1) Sascha Sippy asserts and has asserted by his agent, Brian Healy, that he has a trust claim against and demands payment from the estate of Mr. Chulani and, through it, from the Other Descendants and from companies owned by the Other Descendants in the sum of US $8,437,814 inclusive of compound interest arising because Sascha Sippy’s father, Mr. Vijay Sippy, an Indian national and resident, transferred from India to Mr. Chulani sums totalling either US $350,000 or US $500,000 on a date or dates unknown in or around 1970 to 1975.
2) Laila Sippy has:
a. Caused Sascha Sippy to bring and/or threaten to bring his claim against the Claimants and/or
b. Assisted him in bringing the said claim and/or
c. Permitted Sascha Sippy to bring the said claim and/or
d. Failed to prevent and/or take all reasonable steps to prevent Sascha Sippy from bringing his claim against the Claimants as set out above
Particulars
i. Laila Sippy has supported Sascha Sippy's claim by purporting to provide evidence to this court which is inconsistent with her agreement to the Family Arrangement, inter alia asserting that Sascha Sippy has a moral claim against Mr Chulani’s estate.
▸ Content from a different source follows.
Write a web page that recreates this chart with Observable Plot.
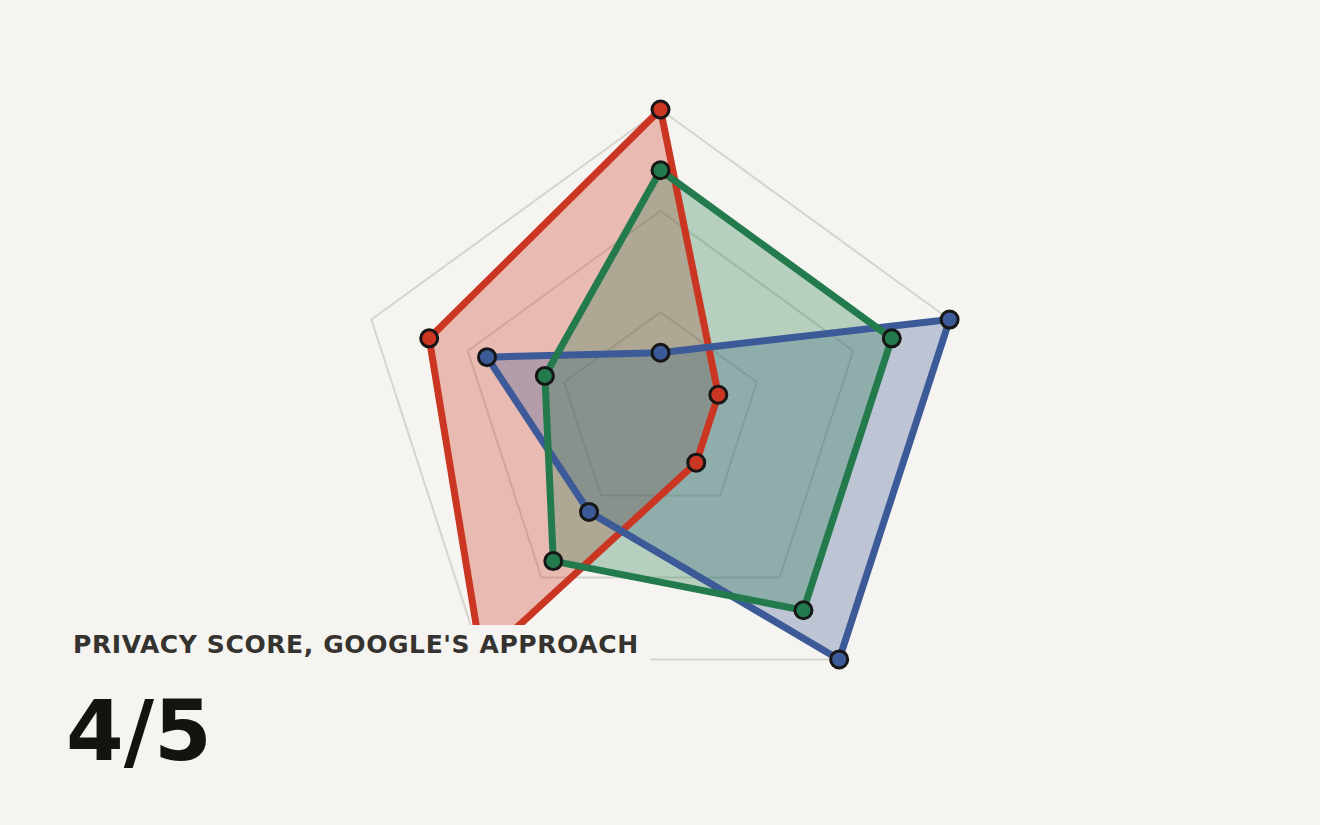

ii. Laila Sippy has provided practical support by providing email addresses to Sascha Sippy in furtherance of his claim
iii. Laila Sippy has communicated with the said Brian Healy to assist Sascha Sippy and it is believed by the Claimants that he has been acting on her instructions as well as those of Sascha Sippy
iv. Laila Sippy has failed to prevent Sascha Sippy from bringing and/or threatening to bring his claim and has wrongfully stated that she is under no obligation to do so and/or cannot do so.
v. Laila Sippy has failed to undertake to indemnify the Other Descendants from any or all costs, expenditures or other losses, including the costs of defending and/or bringing any action against Sascha Sippy, incurred due to Sascha Sippy’s actions.
3) Further, alternatively, the Claimants are entitled to be indemnified by Laila Sippy and Sascha Sippy for any costs, expenditure or other losses, including the costs of defending and/or bringing any action against Sascha Sippy in relation to or arising from the Family Arrangement and/or his breach and/or threatened breach thereof by virtue of her failure to ensure that Sascha Sippy abides by his obligations as set out above arising from the Family Arrangement.
The assertions in paragraph 24, combined with those earlier in the claim, are said to warrant the following relief:
(1) In each case, a declaration that the estate of Mr. Chulani, of which the Claimants are the sole legal heirs under the law of St. Maarten, is not impressed with any trust in favour of Sascha Sippy whether in the sum claimed or any sum for the reasons (or any of them) set out at paragraphs 2224(a) to (f) hereinabove.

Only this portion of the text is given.